I recently learned that blog posts are important. I also recently learned that for me, writing keeps me sane.

My year has been horrible, to be honest, with my grandma being sick with cancer and never leaving the hospital alive again, and then my dad dying unexpectedly in August.

I wanted to do so much this year—and I didn’t.

I didn’t release the four books I’d planned to release, and I also didn’t start with releasing another one until August.

However, I never stopped writing. I wrote fan fiction, because that’s for the heart. I wrote romances. Because those are for the soul. And I wrote fantasy because that’s for fun. I wrote everything, played around with POVs, with tenses, with styles. I played around with ideas and I tried to sit down daily to write.

Did I make that? No. However, I’m currently looking at 700k+ words written for this year so far, and that’s without January’s words.

I doubt that those are epic. Hell, I doubt half of those are good, but I know I grew. I grew a lot as an author because I know now what I can and what I certainly can’t do. All because of words. A lot of words.

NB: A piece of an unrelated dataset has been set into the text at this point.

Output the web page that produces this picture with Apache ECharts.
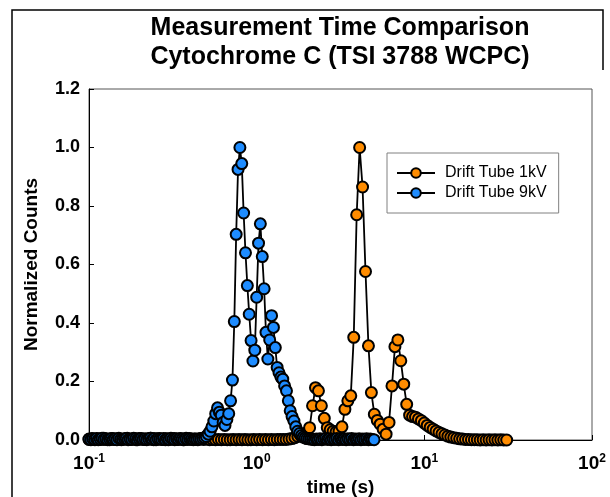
<!DOCTYPE html>
<html>
<head>
    <meta charset="utf-8">
    <title>Measurement Time Comparison</title>
    <script src="https://cdn.jsdelivr.net/npm/echarts@6/dist/echarts.min.js"></script>
    <style>
        html, body { margin: 0; padding: 0; background: #fff; }
        #main { width: 610px; height: 497px; }
    </style>
</head>
<body>
<div id="main"></div>
<script>
    var FONT = 'Liberation Sans, Arial, sans-serif';

    var seriesNames = ['Drift Tube 1kV', 'Drift Tube 9kV'];
    var seriesColors = ['#ff8c00', '#1e8cff'];
    var xTicks = [0.1, 1, 10, 100];
    var yTicks = [0, 0.2, 0.4, 0.6, 0.8, 1.0, 1.2];

    // drift tube 1kV (orange)
    var time1kV = [
        0.1000, 0.1041, 0.1084, 0.1129, 0.1175, 0.1224, 0.1274, 0.1327, 0.1382, 0.1439,
        0.1498, 0.1560, 0.1624, 0.1691, 0.1761, 0.1833, 0.1909, 0.1988, 0.2069, 0.2154,
        0.2243, 0.2336, 0.2432, 0.2532, 0.2637, 0.2745, 0.2858, 0.2976, 0.3099, 0.3227,
        0.3360, 0.3498, 0.3642, 0.3793, 0.3949, 0.4112, 0.4281, 0.4458, 0.4642, 0.4833,
        0.5032, 0.5240, 0.5456, 0.5681, 0.5915, 0.6159, 0.6413, 0.6677, 0.6952, 0.7239,
        0.7537, 0.7848, 0.8171, 0.8508, 0.8859, 0.9224, 0.9604,
        1.000, 1.041, 1.084, 1.129, 1.175, 1.224, 1.274, 1.327, 1.382, 1.439,
        1.498, 1.560, 1.624, 1.691, 1.761, 1.833, 1.909, 1.988, 2.069, 2.154,
        2.243, 2.336, 2.432, 2.532, 2.637, 2.745, 2.858, 2.976, 3.099, 3.227,
        3.360, 3.498, 3.642, 3.793, 3.949, 4.112, 4.281, 4.458, 4.642, 4.833,
        5.032, 5.240, 5.456, 5.681, 5.915, 6.159, 6.413, 6.677, 6.952, 7.239,
        7.537, 7.848, 8.171, 8.508, 8.859, 9.224, 9.604,
        10.00, 10.41, 10.84, 11.29, 11.75, 12.24, 12.74, 13.27, 13.82, 14.39,
        14.98, 15.60, 16.24, 16.91, 17.61, 18.33, 19.09, 19.88, 20.69, 21.54,
        22.43, 23.36, 24.32, 25.32, 26.37, 27.45, 28.58, 29.76, 30.99
    ];
    var counts1kV = [
        0.002, 0.005, 0.001, 0.004, 0.002, 0.006, 0.003, 0.001, 0.005, 0.002,
        0.004, 0.001, 0.003, 0.006, 0.002, 0.004, 0.001, 0.005, 0.003, 0.002,
        0.004, 0.006, 0.001, 0.003, 0.005, 0.002, 0.004, 0.001, 0.003, 0.005,
        0.002, 0.004, 0.001, 0.006, 0.003, 0.002, 0.004, 0.001, 0.005, 0.002,
        0.003, 0.001, 0.002, 0.001, 0.002, 0.001, 0.002, 0.001, 0.001, 0.002,
        0.001, 0.002, 0.001, 0.002, 0.001, 0.001, 0.002,
        0.001, 0.002, 0.001, 0.002, 0.001, 0.002, 0.001, 0.002, 0.002, 0.002,
        0.002, 0.003, 0.005, 0.008, 0.012, 0.015, 0.02, 0.025, 0.042, 0.117,
        0.179, 0.168, 0.117, 0.074, 0.042, 0.035, 0.03, 0.028, 0.03, 0.045,
        0.105, 0.134, 0.151, 0.351, 0.77, 1.0, 0.865, 0.576, 0.322, 0.162,
        0.088, 0.067, 0.054, 0.037, 0.02, 0.06, 0.185, 0.319, 0.342, 0.271,
        0.191, 0.122, 0.085, 0.08, 0.078, 0.072, 0.066,
        0.058, 0.05, 0.043, 0.037, 0.031, 0.026, 0.021, 0.017, 0.013, 0.01,
        0.008, 0.006, 0.004, 0.003, 0.002, 0.002, 0.001, 0.001, 0.001, 0,
        0.001, 0, 0.001, 0, 0.001, 0, 0.001, 0, 0
    ];

    // drift tube 9kV (blue)
    var time9kV = [
        0.1000, 0.1026, 0.1052, 0.1080, 0.1108, 0.1136, 0.1166, 0.1196, 0.1227, 0.1259,
        0.1292, 0.1325, 0.1359, 0.1395, 0.1431, 0.1468, 0.1506, 0.1545, 0.1585, 0.1626,
        0.1668, 0.1711, 0.1756, 0.1801, 0.1848, 0.1896, 0.1945, 0.1995, 0.2047, 0.2100,
        0.2154, 0.2210, 0.2268, 0.2326, 0.2387, 0.2448, 0.2512, 0.2577, 0.2644, 0.2712,
        0.2783, 0.2855, 0.2929, 0.3005, 0.3082, 0.3162, 0.3244, 0.3328, 0.3415, 0.3503,
        0.3594, 0.3687, 0.3782, 0.3881, 0.3981, 0.4084, 0.4190, 0.4299, 0.4410, 0.4524,
        0.4642, 0.4762, 0.4885, 0.5012, 0.5142, 0.5275, 0.5412, 0.5552, 0.5696, 0.5843,
        0.5995, 0.6150, 0.6310, 0.6473, 0.6641, 0.6813, 0.6989, 0.7171, 0.7356, 0.7547,
        0.7743, 0.7943, 0.8149, 0.8360, 0.8577, 0.8799, 0.9027, 0.9261, 0.9501, 0.9747,
        1.000, 1.026, 1.052, 1.080, 1.108, 1.136, 1.166, 1.196, 1.227, 1.259,
        1.292, 1.325, 1.359, 1.395, 1.431, 1.468, 1.506, 1.545, 1.585, 1.626,
        1.668, 1.711, 1.756, 1.801, 1.848, 1.896, 1.945, 1.995, 2.047, 2.100,
        2.154, 2.210, 2.268, 2.326, 2.387, 2.448, 2.512, 2.577, 2.644, 2.712,
        2.783, 2.855, 2.929, 3.005, 3.082, 3.162, 3.244, 3.328, 3.415, 3.503,
        3.594, 3.687, 3.782, 3.881, 3.981, 4.084, 4.190, 4.299, 4.410, 4.524,
        4.642, 4.762, 4.885, 5.012
    ];
    var counts9kV = [
        0.003, 0.001, 0.004, 0.002, 0.005, 0.001, 0.003, 0.006, 0.002, 0.004,
        0.001, 0.003, 0.005, 0.002, 0.004, 0.001, 0.006, 0.003, 0.002, 0.004,
        0.005, 0.001, 0.003, 0.002, 0.006, 0.004, 0.001, 0.003, 0.005, 0.002,
        0.004, 0.001, 0.003, 0.006, 0.002, 0.005, 0.001, 0.004, 0.003, 0.002,
        0.005, 0.001, 0.004, 0.002, 0.006, 0.003, 0.001, 0.004, 0.002, 0.005,
        0.003, 0.001, 0.004, 0.002, 0.005, 0.003, 0.001, 0.002, 0.002, 0.004,
        0.003, 0.006, 0.008, 0.012, 0.02, 0.03, 0.045, 0.065, 0.09, 0.11,
        0.095, 0.085, 0.06, 0.05, 0.07, 0.09, 0.134, 0.205, 0.405, 0.703,
        0.925, 1.0, 0.945, 0.776, 0.64, 0.528, 0.43, 0.34, 0.27, 0.307,
        0.488, 0.673, 0.739, 0.627, 0.517, 0.368, 0.277, 0.342, 0.425, 0.385,
        0.316, 0.248, 0.23, 0.215, 0.208, 0.185, 0.168, 0.134, 0.10, 0.08,
        0.065, 0.045, 0.03, 0.022, 0.015, 0.01, 0.007, 0.005, 0.004, 0.003,
        0.002, 0.001, 0.003, 0.002, 0.004, 0.001, 0.003, 0.005, 0.002, 0.004,
        0.001, 0.003, 0.002, 0.005, 0.001, 0.004, 0.002, 0.003, 0.001, 0.004,
        0.002, 0.005, 0.001, 0.003, 0.002, 0.004, 0.001, 0.003, 0.002, 0.004,
        0.001, 0.003, 0.002, 0.001
    ];

    function zip(xs, ys) {
        var out = [];
        for (var i = 0; i < xs.length; i++) out.push([xs[i], ys[i]]);
        return out;
    }

    function makeSeries(name, color, xs, ys) {
        return {
            name: name,
            type: 'line',
            data: zip(xs, ys),
            symbol: 'circle',
            symbolSize: 11,
            showAllSymbol: true,
            clip: false,
            itemStyle: {color: color, borderColor: '#000', borderWidth: 2},
            lineStyle: {color: '#000', width: 1.8}
        };
    }

    var myChart = echarts.init(document.getElementById('main'), null, {renderer: 'canvas'});

    var option = {
        animation: false,
        backgroundColor: '#fff',
        graphic: [
            {
                type: 'polyline',
                shape: {points: [[12, 497], [12, 10], [603, 10], [603, 70]]},
                style: {stroke: '#000', lineWidth: 1.5, fill: null}
            },
            {
                type: 'text', x: 340, y: 28,
                style: {
                    text: 'Measurement Time Comparison', align: 'center', verticalAlign: 'middle',
                    font: 'bold 25px ' + FONT, fill: '#000'
                }
            },
            {
                type: 'text', x: 340, y: 57,
                style: {
                    text: 'Cytochrome C (TSI 3788 WCPC)', align: 'center', verticalAlign: 'middle',
                    font: 'bold 25px ' + FONT, fill: '#000'
                }
            }
        ],
        grid: {
            left: 89, right: 18, top: 89, bottom: 57,
            outerBoundsMode: 'none',
            show: true, borderColor: '#555', borderWidth: 1
        },
        legend: {
            orient: 'vertical',
            left: 387, top: 153,
            padding: [12, 12, 12, 9],
            itemGap: 4,
            itemWidth: 38,
            itemHeight: 12,
            borderColor: '#808080',
            borderWidth: 1,
            textStyle: {fontSize: 16, color: '#000', fontFamily: FONT, lineHeight: 16, padding: [0, 0, 0, 5]},
            data: seriesNames
        },
        xAxis: {
            type: 'log',
            logBase: 10,
            min: xTicks[0],
            max: xTicks[xTicks.length - 1],
            name: 'time (s)',
            nameLocation: 'middle',
            nameGap: 36,
            nameTextStyle: {fontSize: 19, fontWeight: 'bold', color: '#000', fontFamily: FONT},
            axisLine: {lineStyle: {color: '#000', width: 1}},
            axisTick: {inside: true, length: 5, lineStyle: {color: '#000'}},
            minorTick: {show: false},
            splitLine: {show: false},
            axisLabel: {
                margin: 13,
                color: '#000',
                formatter: function (v) {
                    var e = Math.round(Math.log10(v));
                    return '{b|10}{s|' + e + '}';
                },
                rich: {
                    b: {fontSize: 19, fontWeight: 'bold', fontFamily: FONT, color: '#000'},
                    s: {fontSize: 12, fontWeight: 'bold', fontFamily: FONT, color: '#000', verticalAlign: 'top', padding: [0, 0, 10, 0]}
                }
            }
        },
        yAxis: {
            type: 'value',
            min: yTicks[0],
            max: yTicks[yTicks.length - 1],
            interval: 0.2,
            name: 'Normalized Counts',
            nameLocation: 'middle',
            nameGap: 48,
            nameRotate: 90,
            nameTextStyle: {fontSize: 19, fontWeight: 'bold', color: '#000', fontFamily: FONT},
            axisLine: {show: true, lineStyle: {color: '#000', width: 1}},
            axisTick: {show: true, inside: true, length: 5, lineStyle: {color: '#000'}},
            splitLine: {show: false},
            axisLabel: {
                margin: 9,
                fontSize: 18,
                fontWeight: 'bold',
                fontFamily: FONT,
                color: '#000',
                formatter: function (v) { return v.toFixed(1); }
            }
        },
        series: [
            makeSeries(seriesNames[0], seriesColors[0], time1kV, counts1kV),
            makeSeries(seriesNames[1], seriesColors[1], time9kV, counts9kV)
        ]
    };

    myChart.setOption(option);
</script>
</body>
</html>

Some say I’m a fast writer. I know I’m faster than some, and I also know I’m much, much slower than a lot of others.

I also learned a lot about myself while writing those words. Like… I’m not a planner, no matter what, but that doesn’t mean I have plot holes because I still read what I wrote and find where I messed up. However, if I plan the stories they still don’t work out the way I plan do. So I gave up planning to a certain extend. I have bullet points eventually so I know what I still need to implement and what I want, but other than that? My characters rule the show.


Also… I know and admire people who can start one book, stick with it, and finish it. I’m not one of those people. I tried, and I stuck with one story for a lot of days (like… a lot for me. I usually switch after 20k, for some reason) and I managed to reach 50k on that story. But I’ve reached a point where I wanted to ditch that story. Not just the last part, but the entire book. It’s weird.

So I did what I always do: I switched. And guess what? I suddenly know how to go on. I know what Rainey is going to do now, why she did what she did in the last part.

Switching saved my story.

What I’m trying to say is I know so many amazing writers and authors, so many successful ones and so many I think should be so much more successful than they are, but we’re all different, and what works for them, what I might consider necessary to be a better author, doesn’t automatically mean it works for me.

Can I train myself to be a planner instead of pantster? To write one book instead of two or three?

Probably, but do I really want to? Writing is my passion, and I love doing it, so why force myself to something that takes the pleasure out of it? What I do works somehow (don’t ask me how, I haven’t figured it out), but it does.


So, here’s the last thing I learned this year. Words matter. Write them. Make yourself write every day, or aim for it at least. Don’t feel your story? Write about your daughter, your dog, whatever, but write. Play with perspectives, tenses, words. Grow by writing nonsense, because every word you—we—write makes us a better writer than we were yesterday. Make yourself happy.



Also… don’t lose your passion, and if nothing helps, write for yourself. Write yourself a better life, a healthier body, a world to escape to.

We’re writers. We create our own bubbles. It’s what keeps us sane.